The most powerful of these photographs for me was one near the end. A young couple is walking together down a street under an umbrella. The man is in a black vest and white collared shirt and the woman in a dress and heels. They are flinching from a headless body, the blood mixing with the rainwater and running under their feet. The battlefields were the streets, in their neighborhoods, not safely mediated through television and newspaper articles.

The curating was weak. The exhibition suffered from too much. Rather than choosing just one or two of the most powerful, it opted for impact through quantity. Four pictures of burned out matatus. Four pictures of people trying to put out the fires consuming their homes with water thrown from their washing basins. It invited thoughts of what these very similar pictures revealed different instead of how horrible they were.

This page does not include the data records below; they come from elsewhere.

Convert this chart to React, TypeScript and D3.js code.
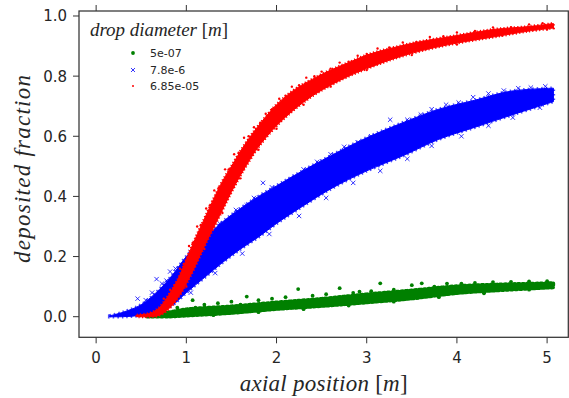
import React from "react";
import * as d3 from "d3";

// ---------- data ----------
const xTicks = [0, 1, 2, 3, 4, 5];
const yTicks = [0.0, 0.2, 0.4, 0.6, 0.8, 1.0];
const seriesLabels = ["5e-07", "7.8e-6", "6.85e-05"];
const legendTitle = "drop diameter";
const xLabel = "axial position";
const yLabel = "deposited fraction";

// dense cloud envelopes (lower / upper edge of each band)
const greenX = [0.55, 0.8, 1.0, 1.5, 2.0, 2.5, 3.0, 3.5, 4.0, 4.5, 5.07];
const greenLo = [0, 0, 0.003, 0.012, 0.025, 0.035, 0.047, 0.06, 0.078, 0.088, 0.097];
const greenHi = [0.005, 0.015, 0.025, 0.035, 0.048, 0.06, 0.075, 0.088, 0.102, 0.108, 0.112];

const blueX = [0.15, 0.3, 0.5, 0.7, 0.85, 1.0, 1.2, 1.4, 1.6, 1.8, 2.0, 2.2, 2.6, 3.0, 3.4, 3.8, 4.2, 4.6, 5.07];
const blueLo = [0, 0, 0.005, 0.02, 0.04, 0.08, 0.13, 0.18, 0.225, 0.265, 0.31, 0.35, 0.425, 0.485, 0.535, 0.59, 0.63, 0.67, 0.715];
const blueHi = [0.003, 0.015, 0.04, 0.09, 0.14, 0.2, 0.26, 0.315, 0.36, 0.4, 0.435, 0.47, 0.535, 0.595, 0.645, 0.69, 0.72, 0.75, 0.76];

const redX = [0.45, 0.6, 0.7, 0.8, 0.9, 1.0, 1.1, 1.2, 1.3, 1.4, 1.5, 1.6, 1.7, 1.8, 2.0, 2.2, 2.4, 2.6, 2.8, 3.0, 3.3, 3.6, 4.0, 4.4, 4.8, 5.07];
const redLo = [0, 0, 0.005, 0.025, 0.06, 0.11, 0.17, 0.235, 0.295, 0.355, 0.415, 0.47, 0.52, 0.565, 0.635, 0.69, 0.735, 0.77, 0.8, 0.825, 0.858, 0.884, 0.91, 0.93, 0.95, 0.96];
const redHi = [0.005, 0.012, 0.03, 0.07, 0.12, 0.19, 0.26, 0.325, 0.39, 0.45, 0.5, 0.55, 0.595, 0.635, 0.705, 0.755, 0.79, 0.82, 0.845, 0.87, 0.895, 0.915, 0.935, 0.955, 0.965, 0.975];

// individual points visible at the edges of the clouds
const greenPts: [number, number][] = [
  [0.72, 0.012], [0.82, 0.045], [0.9, 0.03], [1.07, 0.055], [1.2, 0.04], [1.35, 0.045], [1.5, 0.05],
  [1.67, 0.067], [1.8, 0.055], [1.95, 0.06], [2.1, 0.065], [2.24, 0.092], [2.4, 0.07], [2.55, 0.075],
  [2.7, 0.095], [2.85, 0.079], [2.92, 0.083], [3.05, 0.085], [3.15, 0.111], [3.3, 0.09], [3.5, 0.105],
  [3.61, 0.111], [3.75, 0.1], [3.89, 0.11], [4.05, 0.11], [4.2, 0.112], [4.4, 0.115], [4.6, 0.116],
  [4.8, 0.117], [5.0, 0.118], [1.3, 0.005], [1.8, 0.015], [2.3, 0.025], [2.8, 0.037], [3.3, 0.05],
  [3.8, 0.065], [4.3, 0.078], [4.8, 0.09], [0.62, 0.008], [1.1, 0.03], [1.6, 0.04],
];
const bluePts: [number, number][] = [
  [0.46, 0.06], [0.55, 0.055], [0.62, 0.08], [0.67, 0.125], [0.73, 0.11], [0.78, 0.12], [0.82, 0.15],
  [0.88, 0.16], [0.96, 0.165], [1.05, 0.215], [1.15, 0.245], [1.25, 0.28], [1.35, 0.265],
  [1.37, 0.31], [1.55, 0.355], [1.67, 0.37], [1.75, 0.395], [1.85, 0.445], [1.95, 0.43], [2.02, 0.42],
  [2.11, 0.44], [2.3, 0.49], [2.45, 0.515], [2.6, 0.54], [2.75, 0.565], [2.9, 0.58], [3.05, 0.6],
  [3.26, 0.655], [3.45, 0.655], [3.6, 0.672], [3.72, 0.69], [3.88, 0.705], [4.02, 0.712], [4.18, 0.73],
  [4.35, 0.742], [4.52, 0.752], [4.68, 0.76], [4.82, 0.762], [4.98, 0.766],
  [1.05, 0.08], [1.32, 0.145], [1.62, 0.21], [1.92, 0.275], [2.25, 0.335], [2.55, 0.395], [2.85, 0.445],
  [3.15, 0.485], [3.45, 0.525], [3.72, 0.568], [4.05, 0.6], [4.35, 0.635], [4.62, 0.662], [4.92, 0.695],
];
const redPts: [number, number][] = [
  [0.75, 0.06], [0.82, 0.09], [0.87, 0.105], [0.93, 0.16], [0.97, 0.175], [1.03, 0.235], [1.07, 0.245],
  [1.12, 0.3], [1.16, 0.305], [1.22, 0.36], [1.26, 0.37], [1.31, 0.42], [1.36, 0.43], [1.43, 0.49],
  [1.47, 0.49], [1.53, 0.54], [1.58, 0.545], [1.64, 0.595], [1.69, 0.6], [1.75, 0.63], [1.82, 0.645],
  [1.88, 0.675], [1.95, 0.69], [2.03, 0.725], [2.1, 0.735], [2.17, 0.765], [2.25, 0.77], [2.33, 0.795],
  [2.42, 0.8], [2.5, 0.815], [2.6, 0.825], [2.7, 0.845], [2.8, 0.848], [2.9, 0.868], [3.0, 0.874],
  [3.12, 0.892], [3.25, 0.895], [3.4, 0.912], [3.55, 0.914], [3.7, 0.93], [3.85, 0.933], [4.0, 0.945],
  [4.2, 0.95], [4.4, 0.962], [4.6, 0.963], [4.8, 0.972], [4.95, 0.976],
  [1.0, 0.1], [1.2, 0.225], [1.4, 0.345], [1.6, 0.46], [1.8, 0.555], [2.0, 0.625], [2.3, 0.705],
  [2.6, 0.765], [3.0, 0.82], [3.5, 0.87], [4.0, 0.905], [4.5, 0.935], [5.0, 0.955],
];

const GREEN = "#008000";
const BLUE = "#0000ff";
const RED = "#ff0000";
const AXIS = "#333333";
const TEXT = "#262626";

export default function App() {
  const W = 569;
  const H = 398;
  const x = d3.scaleLinear().domain([-0.19, 5.235]).range([79, 568.3]);
  const y = d3.scaleLinear().domain([-0.0685, 1.0166]).range([337.3, 11]);
  const [x0, x1] = x.range();
  const [yb, yt] = y.range();

  const band = (xs: number[], lo: number[], hi: number[]) =>
    d3
      .area<number>()
      .x((_, i) => x(xs[i]))
      .y0((_, i) => y(lo[i]))
      .y1((_, i) => y(hi[i]))
      .curve(d3.curveCatmullRom.alpha(0.5))(xs.map((_, i) => i)) || "";

  const sans = "'DejaVu Sans', sans-serif";
  const serif = "'Liberation Serif', 'DejaVu Serif', serif";

  const xMark = (cx: number, cy: number, s: number, key: string, w = 0.8) => (
    <path
      key={key}
      d={`M${cx - s},${cy - s}L${cx + s},${cy + s}M${cx - s},${cy + s}L${cx + s},${cy - s}`}
      stroke={BLUE}
      strokeWidth={w}
      fill="none"
    />
  );

  const gPath = band(greenX, greenLo, greenHi);
  const bPath = band(blueX, blueLo, blueHi);
  const rPath = band(redX, redLo, redHi);

  return (
    <svg
      width={W}
      height={H}
      style={{ position: "absolute", left: 0, top: 0, background: "#fff" }}
    >
      <rect x={0} y={0} width={W} height={H} fill="#fff" />
      <defs>
        <clipPath id="plotclip">
          <rect x={x0} y={yt} width={x1 - x0} height={yb - yt} />
        </clipPath>
      </defs>
      <g clipPath="url(#plotclip)">
        {/* green */}
        <path d={gPath} fill={GREEN} stroke={GREEN} strokeWidth={1.5} />
        <path d={gPath} fill="none" stroke={GREEN} strokeWidth={3.5} strokeDasharray="2 2.5" strokeLinecap="round" />
        {greenPts.map((p, i) => (
          <circle key={"g" + i} cx={x(p[0])} cy={y(p[1])} r={1.9} fill={GREEN} />
        ))}
        {/* blue */}
        <path d={bPath} fill={BLUE} stroke={BLUE} strokeWidth={1} />
        <path d={bPath} fill="none" stroke={BLUE} strokeWidth={3.5} strokeDasharray="1.5 3" strokeOpacity={0.7} />
        {bluePts.map((p, i) => xMark(x(p[0]), y(p[1]), 2.2, "b" + i))}
        {/* red */}
        <path d={rPath} fill={RED} stroke={RED} strokeWidth={1} />
        <path d={rPath} fill="none" stroke={RED} strokeWidth={3} strokeDasharray="1.2 2.2" />
        {redPts.map((p, i) => (
          <circle key={"r" + i} cx={x(p[0])} cy={y(p[1])} r={1.2} fill={RED} />
        ))}
      </g>

      {/* frame */}
      <rect x={x0} y={yt} width={x1 - x0} height={yb - yt} fill="none" stroke={AXIS} strokeWidth={1.25} />

      {/* x ticks */}
      {xTicks.map((t) => (
        <g key={"xt" + t}>
          <line x1={x(t)} x2={x(t)} y1={yb} y2={yb + 6} stroke={AXIS} strokeWidth={1} />
          <line x1={x(t)} x2={x(t)} y1={yt} y2={yt - 6} stroke={AXIS} strokeWidth={1} />
          <text x={x(t)} y={363} textAnchor="middle" fontFamily={sans} fontSize={15} fill={TEXT}>
            {d3.format("d")(t)}
          </text>
        </g>
      ))}
      {/* y ticks */}
      {yTicks.map((t) => (
        <g key={"yt" + t}>
          <line x1={x0} x2={x0 - 6} y1={y(t)} y2={y(t)} stroke={AXIS} strokeWidth={1} />
          <text x={67} y={y(t)} dy="0.36em" textAnchor="end" fontFamily={sans} fontSize={15} fill={TEXT}>
            {d3.format(".1f")(t)}
          </text>
        </g>
      ))}

      {/* axis labels */}
      <text
        x={(x0 + x1) / 2}
        y={391}
        textAnchor="middle"
        fontFamily={serif}
        fontSize={23}
        fill={TEXT}
        textLength={168}
        lengthAdjust="spacing"
      >
        <tspan fontStyle="italic">{xLabel}</tspan>
        <tspan> [</tspan>
        <tspan fontStyle="italic">m</tspan>
        <tspan>]</tspan>
      </text>
      <text
        transform={`translate(30,169) rotate(-90)`}
        textAnchor="middle"
        fontFamily={serif}
        fontSize={23}
        fontStyle="italic"
        fill={TEXT}
        textLength={188}
        lengthAdjust="spacing"
      >
        {yLabel}
      </text>

      {/* legend */}
      <text x={90} y={36} fontFamily={serif} fontSize={19} fill={TEXT} textLength={138} lengthAdjust="spacing">
        <tspan fontStyle="italic">{legendTitle}</tspan>
        <tspan> [</tspan>
        <tspan fontStyle="italic">m</tspan>
        <tspan>]</tspan>
      </text>
      <circle cx={133} cy={53} r={1.9} fill={GREEN} />
      {xMark(133, 70, 2, "legb", 0.8)}
      <circle cx={133} cy={86} r={1} fill={RED} />
      {seriesLabels.map((s, i) => (
        <text key={s} x={150} y={57 + i * 16.5} fontFamily={sans} fontSize={11} fill={TEXT}>
          {s}
        </text>
      ))}
    </svg>
  );
}
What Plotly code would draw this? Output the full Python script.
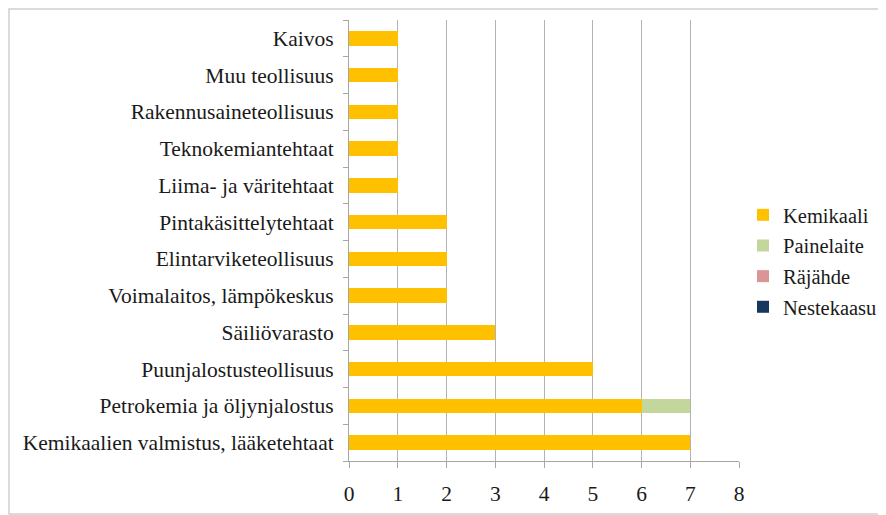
import plotly.graph_objects as go

categories = [
    "Kemikaalien valmistus, lääketehtaat",
    "Petrokemia ja öljynjalostus",
    "Puunjalostusteollisuus",
    "Säiliövarasto",
    "Voimalaitos, lämpökeskus",
    "Elintarviketeollisuus",
    "Pintakäsittelytehtaat",
    "Liima- ja väritehtaat",
    "Teknokemiantehtaat",
    "Rakennusaineteollisuus",
    "Muu teollisuus",
    "Kaivos",
]
kemikaali = [7, 6, 5, 3, 2, 2, 2, 1, 1, 1, 1, 1]
painelaite = [0, 1, 0, 0, 0, 0, 0, 0, 0, 0, 0, 0]
rajahde = [0, 0, 0, 0, 0, 0, 0, 0, 0, 0, 0, 0]
nestekaasu = [0, 0, 0, 0, 0, 0, 0, 0, 0, 0, 0, 0]
x_ticks = [0, 1, 2, 3, 4, 5, 6, 7, 8]

series = [
    ("Kemikaali", kemikaali, "#FFC000"),
    ("Painelaite", painelaite, "#C3D69B"),
    ("Räjähde", rajahde, "#D99694"),
    ("Nestekaasu", nestekaasu, "#17375E"),
]

FONT = "Liberation Serif"
FS = 21.5
LFS = 20.5

fig = go.Figure()
for i, (name, vals, color) in enumerate(series):
    fig.add_trace(go.Bar(
        y=categories, x=vals, name=name, orientation="h",
        marker=dict(color=color, line=dict(width=0)),
        legendgroup=f"g{i}",
    ))

# page body adds an 8px offset; work in reference pixel coords minus 8
OFF = 8
W, H = 886 - OFF, 515 - OFF
L = 349 - OFF
T = 20 - OFF
PR = 739 - OFF   # plot right edge
PB = 461 - OFF   # plot bottom edge
R = W - PR
B = H - PB
pw = PR - L
ph = PB - T

fig.update_layout(
    width=W, height=H,
    margin=dict(l=L, r=R, t=T, b=B, autoexpand=False),
    barmode="stack",
    bargap=0.6,
    plot_bgcolor="white",
    paper_bgcolor="white",
    font=dict(family=FONT, size=FS, color="#1a1a1a"),
    showlegend=True,
    legend=dict(
        x=(743 - OFF - L) / pw, y=(PB - (261 - OFF)) / ph,
        xanchor="left", yanchor="middle",
        traceorder="grouped",
        tracegroupgap=1,
        font=dict(family=FONT, size=LFS, color="#1a1a1a"),
        bgcolor="rgba(0,0,0,0)",
        itemwidth=30,
    ),
    xaxis=dict(
        range=[0, 8],
        tickvals=x_ticks,
        showgrid=True, gridcolor="#b3b3b3", gridwidth=1,
        showline=True, linecolor="#a6a6a6", linewidth=1,
        ticks="outside", ticklen=6, tickcolor="#a6a6a6",
        ticklabelstandoff=7,
        zeroline=False,
        fixedrange=True,
        automargin=False,
    ),
    yaxis=dict(
        categoryorder="array", categoryarray=categories,
        showgrid=False,
        showline=True, linecolor="#a6a6a6", linewidth=1,
        ticks="outside", ticklen=5, tickcolor="#a6a6a6",
        tickson="boundaries",
        ticklabelstandoff=10,
        fixedrange=True,
        automargin=False,
    ),
    shapes=[dict(
        type="rect", xref="paper", yref="paper",
        x0=(1 - L) / pw, x1=(W - 1 - L) / pw,
        y0=(PB - (H - 1)) / ph, y1=(PB - 1) / ph,
        line=dict(color="#d0d0d0", width=1.5),
        fillcolor="rgba(0,0,0,0)", layer="below",
    )],
)

fig.write_html("out.html")
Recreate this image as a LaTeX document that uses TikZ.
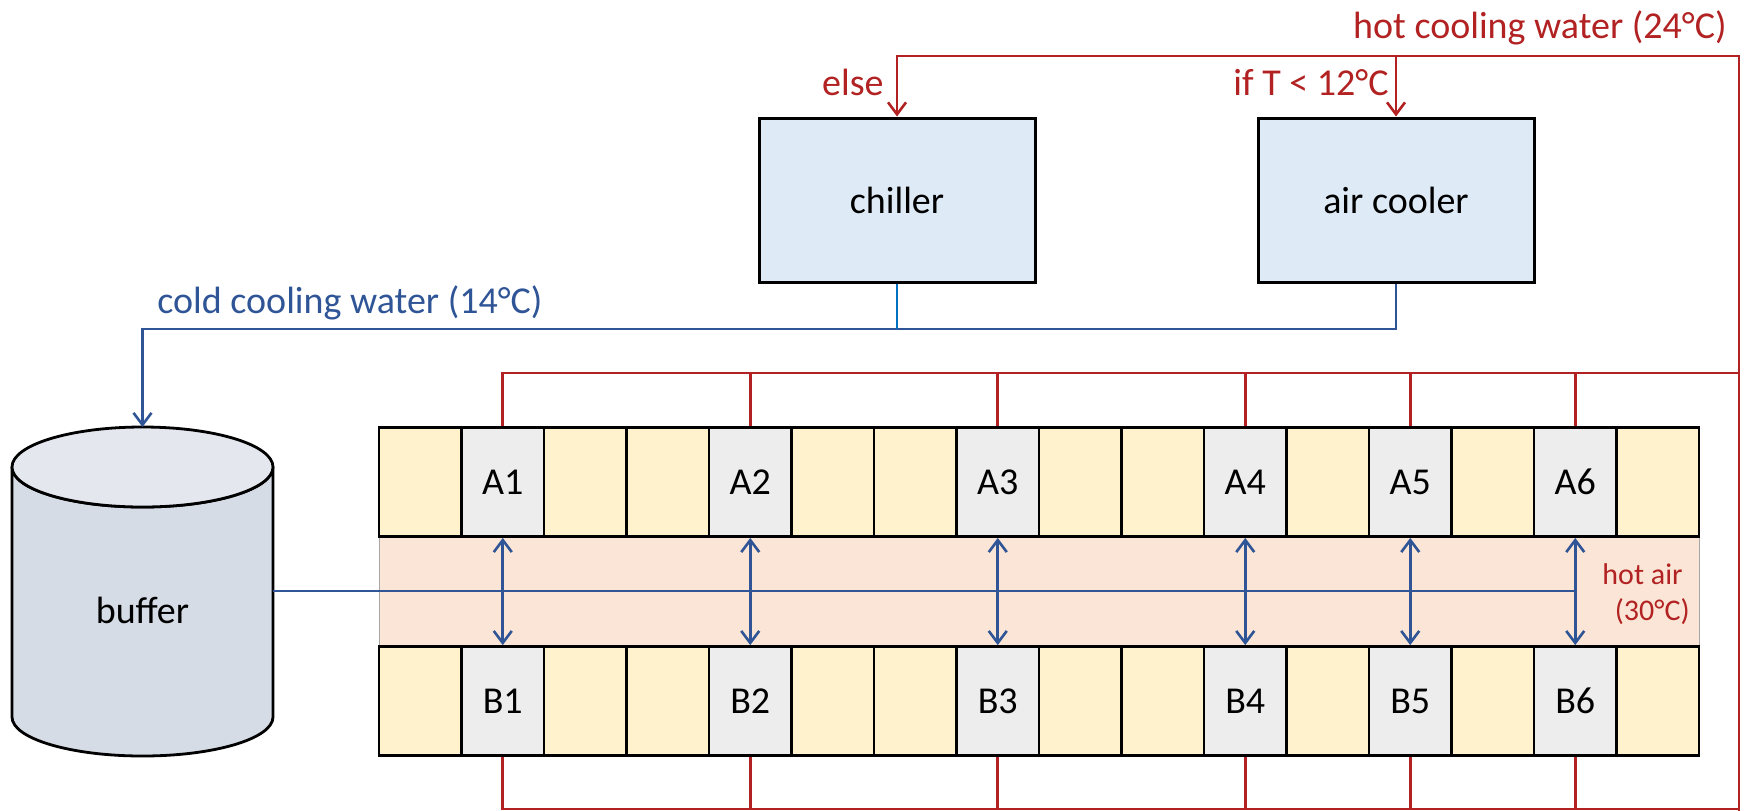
\documentclass[tikz,border=0pt]{standalone}
\usepackage{fontspec}
\setmainfont{Carlito}
\definecolor{hotred}{RGB}{178,34,34}
\definecolor{coldblue}{RGB}{47,85,151}
\definecolor{outblue}{RGB}{0,112,192}
\definecolor{unitblue}{RGB}{222,235,247}
\definecolor{rackyellow}{RGB}{255,242,204}
\definecolor{rackgrey}{RGB}{237,237,237}
\definecolor{aislepeach}{RGB}{251,229,214}
\definecolor{tankside}{RGB}{214,220,229}
\definecolor{tanktop}{RGB}{228,232,238}
\usetikzlibrary{arrows.meta,calc}

\begin{document}
\begin{tikzpicture}[x=0.5pt,y=-0.5pt,
        every node/.style={font=\fontsize{19}{23}\selectfont},
        >={Straight Barb[length=6pt,width=9pt]},
        unit/.style={draw,line width=1.5pt,fill=unitblue,minimum width=138pt,minimum height=82pt,inner sep=0pt},
        cell/.style={draw,line width=1.4pt,fill=rackyellow,minimum width=41.25pt,minimum height=54.5pt,inner sep=0pt},
        server/.style={cell,fill=rackgrey},
        hotpipe/.style={draw=hotred,line width=1.3pt},
        coldpipe/.style={draw=coldblue,line width=1.3pt},
        redlabel/.style={text=hotred,inner sep=0pt},
        bluelabel/.style={text=coldblue,inner sep=0pt}]
    \useasboundingbox (0,0) rectangle (1746,810);

    \node[unit] (chiller) at (897,200) {chiller};
    \node[unit] (aircooler) at (1396,200) {air cooler};

    \node[draw=black!35,line width=0.5pt,fill=aislepeach,minimum width=660pt,minimum height=55pt] (aisle) at (1039,591) {};
    \foreach \i in {0,2,3,5,6,8,9,11,13,15} {
        \node[cell] (ya\i) at ({420.25+82.5*\i},482) {};
        \node[cell] (yb\i) at ({420.25+82.5*\i},701) {};
    }
    \foreach \i/\n in {1/1,4/2,7/3,10/4,12/5,14/6} {
        \node[server] (A\n) at ({420.25+82.5*\i},482) {A\n};
        \node[server] (B\n) at ({420.25+82.5*\i},701) {B\n};
    }
    \node[redlabel,anchor=base east,font=\fontsize{15}{18}\selectfont] (hotair) at (1683,584) {hot air};
    \node[redlabel,anchor=base east,font=\fontsize{15}{18}\selectfont] (hotairtemp) at (1690,620) {(30°C)};

    \draw[line width=1.4pt,fill=tankside] (12,467) -- (12,717)
        arc[start angle=180,end angle=0,x radius=130.5,y radius=39] -- (273,467)
        arc[start angle=0,end angle=180,x radius=130.5,y radius=40] -- cycle;
    \draw[line width=1.4pt,fill=tanktop] (142.5,467) ellipse[x radius=130.5,y radius=40];
    \node (buffer) at (142.5,610) {buffer};

    \coordinate (hottop) at (1739,56);
    \coordinate (hotend) at (1739,812);
    \coordinate (hotrow) at (1739,373);
    \coordinate (hotret) at (1739,809);
    \coordinate (coldbend) at (142.5,329);
    \coordinate (buffertop) at (142.5,427);
    \coordinate (bufferout) at (273,591);

    \node[redlabel,anchor=base east] (hotlabel) at (1727,38) {hot cooling water (24°C)};
    \node[redlabel,anchor=base east] (elselabel) at (884,95) {else};
    \node[redlabel,anchor=base east] (iflabel) at (1389,95) {if T < 12°C};
    \node[bluelabel,anchor=base west] (coldlabel) at (157,313) {cold cooling water (14°C)};

    \draw[hotpipe,->] (hotend) -- (hottop) -| (chiller.north);
    \draw[hotpipe,->] (aircooler.north |- hottop) -- (aircooler.north);
    \draw[hotpipe] (A1.north) |- (hotrow);
    \draw[hotpipe] (B1.south) |- (hotret);
    \foreach \n in {2,...,6} {
        \draw[hotpipe] (A\n.north) -- (A\n.north |- hotrow);
        \draw[hotpipe] (B\n.south) -- (B\n.south |- hotret);
    }

    \draw[coldpipe,->] (aircooler.south) |- (coldbend) -- (buffertop);
    \draw[draw=outblue,line width=1.3pt] (chiller.south) -- (chiller.south |- coldbend);
    \draw[coldpipe] (bufferout) -- (bufferout -| A6.south);
    \foreach \n in {1,...,6}
        \draw[coldpipe,<->] (A\n.south) -- (B\n.north);
\end{tikzpicture}
\end{document}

But these concerns of aesthetics and curation are secondary. The point is conversation, dialogue, reflection on what happened, thoughts on a way forward. In this it was effective, I believe. The crowd, four deep at most points along the exhibition wall, was silent. When there was conversation, it was clearly centered on the photographs before them. This is a good thing, but it will be wasted if it does not amount to real action. There is an opportunity for this. A draft constitution that would make critically necessary reforms is set for a public vote in April. By no means would approval make things better, but it would signal a real willingness to improve the situation and not repeat one of the nation's darkest times.

The stakes are high. Some fifteen hundred people died in January 2008. This violence was carried out with bows and arrows, machetes, steel pipes. Now the people and tribes are arming themselves with more effective weapons. There are frequent reports in The Daily Nation and The Standard of gun and ammunition caches being uncovered throughout the country. If it does happen again, it's going to be much, much worse.

2 comments:

IK said...

Hi,

I enjoyed reading your post and appreciate looking at whole PEV situation and aftereffects from someones elses view. Hopefully the country doesn't have to experience that again in 2012.

That said I just wanted to point out two things that might need updating. You mentioned Raila "Kibaki" :) instead of "Odinga". 2nd thing is that the new draft constitution is actually moving towards formalizing a presidential System (minus the PM) not a power sharing system btwn the two.

That said, I look forward to reading more.
IK

Chris said...

Thank you for catching those really stupid mistakes. I've since corrected them, so no one who reads this with less background in the situation repeats them later.